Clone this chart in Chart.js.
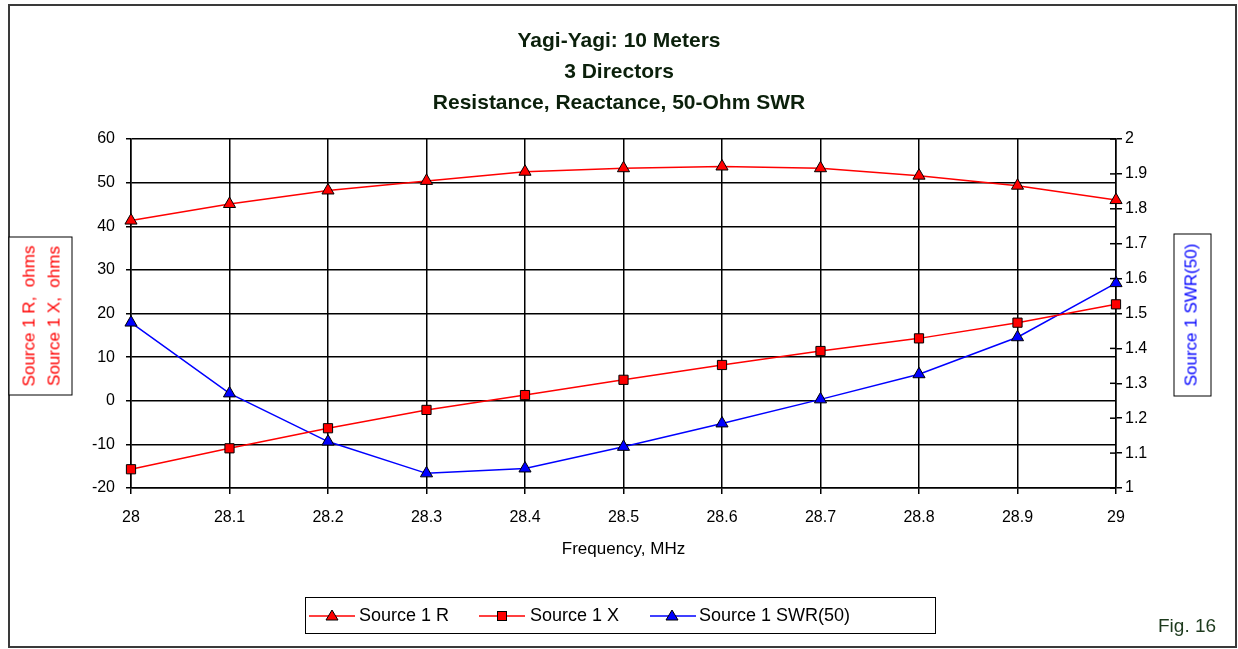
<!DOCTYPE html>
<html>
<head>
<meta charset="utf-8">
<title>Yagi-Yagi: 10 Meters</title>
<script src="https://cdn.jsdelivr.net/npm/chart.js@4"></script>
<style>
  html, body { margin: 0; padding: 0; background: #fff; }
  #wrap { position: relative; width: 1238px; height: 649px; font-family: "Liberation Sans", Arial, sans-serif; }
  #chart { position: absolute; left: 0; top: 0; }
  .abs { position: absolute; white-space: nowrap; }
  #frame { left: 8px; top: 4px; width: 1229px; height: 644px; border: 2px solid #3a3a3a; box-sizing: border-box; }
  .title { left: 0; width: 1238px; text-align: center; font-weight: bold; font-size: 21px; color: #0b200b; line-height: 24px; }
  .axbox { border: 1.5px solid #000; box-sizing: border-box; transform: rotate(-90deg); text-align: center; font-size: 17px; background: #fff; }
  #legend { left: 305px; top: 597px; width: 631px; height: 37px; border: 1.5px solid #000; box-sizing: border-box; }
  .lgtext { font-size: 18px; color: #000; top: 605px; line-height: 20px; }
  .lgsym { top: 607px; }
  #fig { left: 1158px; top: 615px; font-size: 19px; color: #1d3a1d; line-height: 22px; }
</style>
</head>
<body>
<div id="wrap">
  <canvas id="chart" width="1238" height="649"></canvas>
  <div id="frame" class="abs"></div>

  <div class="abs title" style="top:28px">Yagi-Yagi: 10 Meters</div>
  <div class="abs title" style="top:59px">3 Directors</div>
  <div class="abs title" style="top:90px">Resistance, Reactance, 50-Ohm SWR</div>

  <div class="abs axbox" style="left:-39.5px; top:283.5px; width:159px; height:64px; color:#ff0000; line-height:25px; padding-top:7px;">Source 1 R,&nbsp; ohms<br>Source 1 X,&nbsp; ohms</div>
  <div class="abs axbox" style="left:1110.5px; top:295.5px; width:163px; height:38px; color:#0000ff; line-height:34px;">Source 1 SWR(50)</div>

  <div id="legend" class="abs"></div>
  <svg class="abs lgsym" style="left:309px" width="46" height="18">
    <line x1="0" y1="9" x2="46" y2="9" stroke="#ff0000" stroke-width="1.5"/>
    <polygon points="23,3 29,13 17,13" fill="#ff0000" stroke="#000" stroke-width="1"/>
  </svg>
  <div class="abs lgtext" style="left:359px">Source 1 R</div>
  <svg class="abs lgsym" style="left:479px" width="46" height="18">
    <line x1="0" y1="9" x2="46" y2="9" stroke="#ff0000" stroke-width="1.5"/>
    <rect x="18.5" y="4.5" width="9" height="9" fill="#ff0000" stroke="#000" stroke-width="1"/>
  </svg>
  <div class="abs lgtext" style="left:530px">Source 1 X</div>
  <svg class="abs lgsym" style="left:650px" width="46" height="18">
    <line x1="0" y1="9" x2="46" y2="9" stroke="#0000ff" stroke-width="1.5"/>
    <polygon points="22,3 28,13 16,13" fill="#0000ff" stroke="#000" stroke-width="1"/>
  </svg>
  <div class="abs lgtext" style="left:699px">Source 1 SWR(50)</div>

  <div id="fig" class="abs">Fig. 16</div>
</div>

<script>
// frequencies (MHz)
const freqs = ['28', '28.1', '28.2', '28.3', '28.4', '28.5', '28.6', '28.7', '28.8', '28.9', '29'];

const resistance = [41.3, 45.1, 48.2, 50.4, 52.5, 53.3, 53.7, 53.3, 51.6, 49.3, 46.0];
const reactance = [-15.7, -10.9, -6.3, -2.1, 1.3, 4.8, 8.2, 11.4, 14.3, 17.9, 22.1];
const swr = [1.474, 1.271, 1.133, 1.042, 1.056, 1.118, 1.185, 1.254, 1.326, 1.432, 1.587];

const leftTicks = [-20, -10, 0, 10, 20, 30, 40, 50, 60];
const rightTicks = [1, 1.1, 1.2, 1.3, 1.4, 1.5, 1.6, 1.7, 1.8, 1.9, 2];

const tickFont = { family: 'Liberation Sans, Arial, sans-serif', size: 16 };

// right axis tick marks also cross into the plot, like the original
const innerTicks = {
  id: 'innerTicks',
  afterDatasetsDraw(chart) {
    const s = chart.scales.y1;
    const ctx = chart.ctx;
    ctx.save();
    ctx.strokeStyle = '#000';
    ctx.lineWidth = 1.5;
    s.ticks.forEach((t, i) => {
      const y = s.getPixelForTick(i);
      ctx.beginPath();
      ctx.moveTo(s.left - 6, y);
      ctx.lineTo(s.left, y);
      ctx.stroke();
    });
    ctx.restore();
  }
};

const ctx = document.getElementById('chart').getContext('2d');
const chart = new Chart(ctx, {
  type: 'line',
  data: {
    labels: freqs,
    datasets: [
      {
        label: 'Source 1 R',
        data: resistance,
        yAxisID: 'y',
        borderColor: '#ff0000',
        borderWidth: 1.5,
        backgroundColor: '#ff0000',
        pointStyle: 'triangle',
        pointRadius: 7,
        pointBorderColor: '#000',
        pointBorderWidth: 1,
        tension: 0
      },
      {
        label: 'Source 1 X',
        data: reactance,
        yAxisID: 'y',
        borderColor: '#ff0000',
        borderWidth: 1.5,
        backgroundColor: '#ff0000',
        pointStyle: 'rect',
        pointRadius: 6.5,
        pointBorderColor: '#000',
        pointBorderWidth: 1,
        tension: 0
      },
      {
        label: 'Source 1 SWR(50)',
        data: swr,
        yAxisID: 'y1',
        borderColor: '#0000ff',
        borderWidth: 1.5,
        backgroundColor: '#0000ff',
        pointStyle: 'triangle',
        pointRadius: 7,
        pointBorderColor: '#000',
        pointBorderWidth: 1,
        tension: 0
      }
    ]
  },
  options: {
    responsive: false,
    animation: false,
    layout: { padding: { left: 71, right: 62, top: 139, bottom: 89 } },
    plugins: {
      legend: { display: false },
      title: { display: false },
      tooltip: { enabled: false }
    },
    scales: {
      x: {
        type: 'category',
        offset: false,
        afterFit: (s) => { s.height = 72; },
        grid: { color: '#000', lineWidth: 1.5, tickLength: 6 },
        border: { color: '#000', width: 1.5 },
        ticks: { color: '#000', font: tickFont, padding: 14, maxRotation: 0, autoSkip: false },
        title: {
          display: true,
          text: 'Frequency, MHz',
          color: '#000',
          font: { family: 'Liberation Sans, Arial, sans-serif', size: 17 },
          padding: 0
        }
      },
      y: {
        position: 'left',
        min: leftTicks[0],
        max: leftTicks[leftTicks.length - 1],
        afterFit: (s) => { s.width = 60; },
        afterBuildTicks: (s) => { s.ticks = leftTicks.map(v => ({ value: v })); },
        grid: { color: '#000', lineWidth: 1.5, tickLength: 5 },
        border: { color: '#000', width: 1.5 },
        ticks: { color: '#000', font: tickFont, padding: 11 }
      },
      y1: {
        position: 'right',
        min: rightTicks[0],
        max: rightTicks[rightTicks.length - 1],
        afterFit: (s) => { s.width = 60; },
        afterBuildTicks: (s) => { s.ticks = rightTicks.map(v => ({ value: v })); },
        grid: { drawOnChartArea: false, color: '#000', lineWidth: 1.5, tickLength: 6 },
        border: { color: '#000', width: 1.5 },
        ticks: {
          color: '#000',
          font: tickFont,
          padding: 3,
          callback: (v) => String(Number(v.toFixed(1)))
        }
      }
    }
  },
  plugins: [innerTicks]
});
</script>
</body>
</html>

GOAL OF THE EXERCISE
Every line of the data should be copied as it stands, without the images.

WRITTEN RESPONSE
Clone this chart in Chart.js.
<!DOCTYPE html>
<html>
<head>
<meta charset="utf-8">
<title>Yagi-Yagi: 10 Meters</title>
<script src="https://cdn.jsdelivr.net/npm/chart.js@4"></script>
<style>
  html, body { margin: 0; padding: 0; background: #fff; }
  #wrap { position: relative; width: 1238px; height: 649px; font-family: "Liberation Sans", Arial, sans-serif; }
  #chart { position: absolute; left: 0; top: 0; }
  .abs { position: absolute; white-space: nowrap; }
  #frame { left: 8px; top: 4px; width: 1229px; height: 644px; border: 2px solid #3a3a3a; box-sizing: border-box; }
  .title { left: 0; width: 1238px; text-align: center; font-weight: bold; font-size: 21px; color: #0b200b; line-height: 24px; }
  .axbox { border: 1.5px solid #000; box-sizing: border-box; transform: rotate(-90deg); text-align: center; font-size: 17px; background: #fff; }
  #legend { left: 305px; top: 597px; width: 631px; height: 37px; border: 1.5px solid #000; box-sizing: border-box; }
  .lgtext { font-size: 18px; color: #000; top: 605px; line-height: 20px; }
  .lgsym { top: 607px; }
  #fig { left: 1158px; top: 615px; font-size: 19px; color: #1d3a1d; line-height: 22px; }
</style>
</head>
<body>
<div id="wrap">
  <canvas id="chart" width="1238" height="649"></canvas>
  <div id="frame" class="abs"></div>

  <div class="abs title" style="top:28px">Yagi-Yagi: 10 Meters</div>
  <div class="abs title" style="top:59px">3 Directors</div>
  <div class="abs title" style="top:90px">Resistance, Reactance, 50-Ohm SWR</div>

  <div class="abs axbox" style="left:-39.5px; top:283.5px; width:159px; height:64px; color:#ff0000; line-height:25px; padding-top:7px;">Source 1 R,&nbsp; ohms<br>Source 1 X,&nbsp; ohms</div>
  <div class="abs axbox" style="left:1110.5px; top:295.5px; width:163px; height:38px; color:#0000ff; line-height:34px;">Source 1 SWR(50)</div>

  <div id="legend" class="abs"></div>
  <svg class="abs lgsym" style="left:309px" width="46" height="18">
    <line x1="0" y1="9" x2="46" y2="9" stroke="#ff0000" stroke-width="1.5"/>
    <polygon points="23,3 29,13 17,13" fill="#ff0000" stroke="#000" stroke-width="1"/>
  </svg>
  <div class="abs lgtext" style="left:359px">Source 1 R</div>
  <svg class="abs lgsym" style="left:479px" width="46" height="18">
    <line x1="0" y1="9" x2="46" y2="9" stroke="#ff0000" stroke-width="1.5"/>
    <rect x="18.5" y="4.5" width="9" height="9" fill="#ff0000" stroke="#000" stroke-width="1"/>
  </svg>
  <div class="abs lgtext" style="left:530px">Source 1 X</div>
  <svg class="abs lgsym" style="left:650px" width="46" height="18">
    <line x1="0" y1="9" x2="46" y2="9" stroke="#0000ff" stroke-width="1.5"/>
    <polygon points="22,3 28,13 16,13" fill="#0000ff" stroke="#000" stroke-width="1"/>
  </svg>
  <div class="abs lgtext" style="left:699px">Source 1 SWR(50)</div>

  <div id="fig" class="abs">Fig. 16</div>
</div>

<script>
// frequencies (MHz)
const freqs = ['28', '28.1', '28.2', '28.3', '28.4', '28.5', '28.6', '28.7', '28.8', '28.9', '29'];

const resistance = [41.3, 45.1, 48.2, 50.4, 52.5, 53.3, 53.7, 53.3, 51.6, 49.3, 46.0];
const reactance = [-15.7, -10.9, -6.3, -2.1, 1.3, 4.8, 8.2, 11.4, 14.3, 17.9, 22.1];
const swr = [1.474, 1.271, 1.133, 1.042, 1.056, 1.118, 1.185, 1.254, 1.326, 1.432, 1.587];

const leftTicks = [-20, -10, 0, 10, 20, 30, 40, 50, 60];
const rightTicks = [1, 1.1, 1.2, 1.3, 1.4, 1.5, 1.6, 1.7, 1.8, 1.9, 2];

const tickFont = { family: 'Liberation Sans, Arial, sans-serif', size: 16 };

// right axis tick marks also cross into the plot, like the original
const innerTicks = {
  id: 'innerTicks',
  afterDatasetsDraw(chart) {
    const s = chart.scales.y1;
    const ctx = chart.ctx;
    ctx.save();
    ctx.strokeStyle = '#000';
    ctx.lineWidth = 1.5;
    s.ticks.forEach((t, i) => {
      const y = s.getPixelForTick(i);
      ctx.beginPath();
      ctx.moveTo(s.left - 6, y);
      ctx.lineTo(s.left, y);
      ctx.stroke();
    });
    ctx.restore();
  }
};

const ctx = document.getElementById('chart').getContext('2d');
const chart = new Chart(ctx, {
  type: 'line',
  data: {
    labels: freqs,
    datasets: [
      {
        label: 'Source 1 R',
        data: resistance,
        yAxisID: 'y',
        borderColor: '#ff0000',
        borderWidth: 1.5,
        backgroundColor: '#ff0000',
        pointStyle: 'triangle',
        pointRadius: 7,
        pointBorderColor: '#000',
        pointBorderWidth: 1,
        tension: 0
      },
      {
        label: 'Source 1 X',
        data: reactance,
        yAxisID: 'y',
        borderColor: '#ff0000',
        borderWidth: 1.5,
        backgroundColor: '#ff0000',
        pointStyle: 'rect',
        pointRadius: 6.5,
        pointBorderColor: '#000',
        pointBorderWidth: 1,
        tension: 0
      },
      {
        label: 'Source 1 SWR(50)',
        data: swr,
        yAxisID: 'y1',
        borderColor: '#0000ff',
        borderWidth: 1.5,
        backgroundColor: '#0000ff',
        pointStyle: 'triangle',
        pointRadius: 7,
        pointBorderColor: '#000',
        pointBorderWidth: 1,
        tension: 0
      }
    ]
  },
  options: {
    responsive: false,
    animation: false,
    layout: { padding: { left: 71, right: 62, top: 139, bottom: 89 } },
    plugins: {
      legend: { display: false },
      title: { display: false },
      tooltip: { enabled: false }
    },
    scales: {
      x: {
        type: 'category',
        offset: false,
        afterFit: (s) => { s.height = 72; },
        grid: { color: '#000', lineWidth: 1.5, tickLength: 6 },
        border: { color: '#000', width: 1.5 },
        ticks: { color: '#000', font: tickFont, padding: 14, maxRotation: 0, autoSkip: false },
        title: {
          display: true,
          text: 'Frequency, MHz',
          color: '#000',
          font: { family: 'Liberation Sans, Arial, sans-serif', size: 17 },
          padding: 0
        }
      },
      y: {
        position: 'left',
        min: leftTicks[0],
        max: leftTicks[leftTicks.length - 1],
        afterFit: (s) => { s.width = 60; },
        afterBuildTicks: (s) => { s.ticks = leftTicks.map(v => ({ value: v })); },
        grid: { color: '#000', lineWidth: 1.5, tickLength: 5 },
        border: { color: '#000', width: 1.5 },
        ticks: { color: '#000', font: tickFont, padding: 11 }
      },
      y1: {
        position: 'right',
        min: rightTicks[0],
        max: rightTicks[rightTicks.length - 1],
        afterFit: (s) => { s.width = 60; },
        afterBuildTicks: (s) => { s.ticks = rightTicks.map(v => ({ value: v })); },
        grid: { drawOnChartArea: false, color: '#000', lineWidth: 1.5, tickLength: 6 },
        border: { color: '#000', width: 1.5 },
        ticks: {
          color: '#000',
          font: tickFont,
          padding: 3,
          callback: (v) => String(Number(v.toFixed(1)))
        }
      }
    }
  },
  plugins: [innerTicks]
});
</script>
</body>
</html>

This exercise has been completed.